Soils in the soybean fields of Brazil's Mato Grosso state, which were once rain forest land, absorb phosphorous but retain it; successful soybean cultivation there since the 1990s has only been possible with improved soybean varieties, and large inputs of lime (to raise the soil pH) and phosphorus (to overcome the soils native deficiency). These large inputs mean the soils in Mato Grosso are gaining about 31 kg phosphorus per hectare per year, according to the researchers’ measurements.


However, Brazil's deep soils have kept such a tight grip on their phosphorous that almost none of the fertiliser has polluted nearby waterways. Conversely, in Iowa, where the relatively fertile soils release phosphorous much more readily, and soybean farming goes back to the 1920s, excess phosphorus used decades ago is still causing widespread pollution.
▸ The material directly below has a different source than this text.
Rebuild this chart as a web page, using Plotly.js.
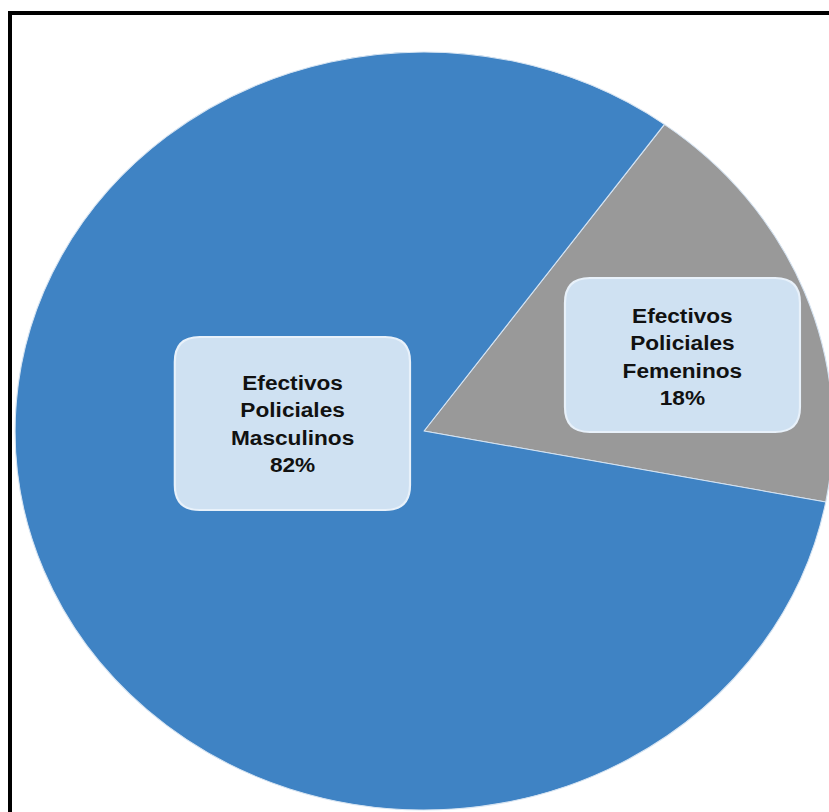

Although Iowan farmers have used much less phosphorous since 1995, local lakes and rivers are still being polluted because the soil is still releasing all that phosphorous applied long ago. Half of the waterways in Iowa assessed under the Clean Water Act are listed as impaired as a result of such pollution.


Professor Porder explained the complexity of the problem facing policy makers, "[In addition to] scarcity, which is a concern, the overuse of phosphorus can also pose another problem, causing harmful algal blooms in waterways. It's a bit of a Goldilocks problem — too much and our waterways are choked with algae, too little and we cannot produce enough food."


The researchers acknowledged that producing adequate amounts of food with "a minimum of environmental costs, will be one of the great environmental challenges of the 21st century." Porder's colleague Shelby Riskin said "Phosphorus in soybeans is just one example, but illustrates a broader point: We have to produce a lot while being aware of local and global environmental costs. What this means for management is different in different places."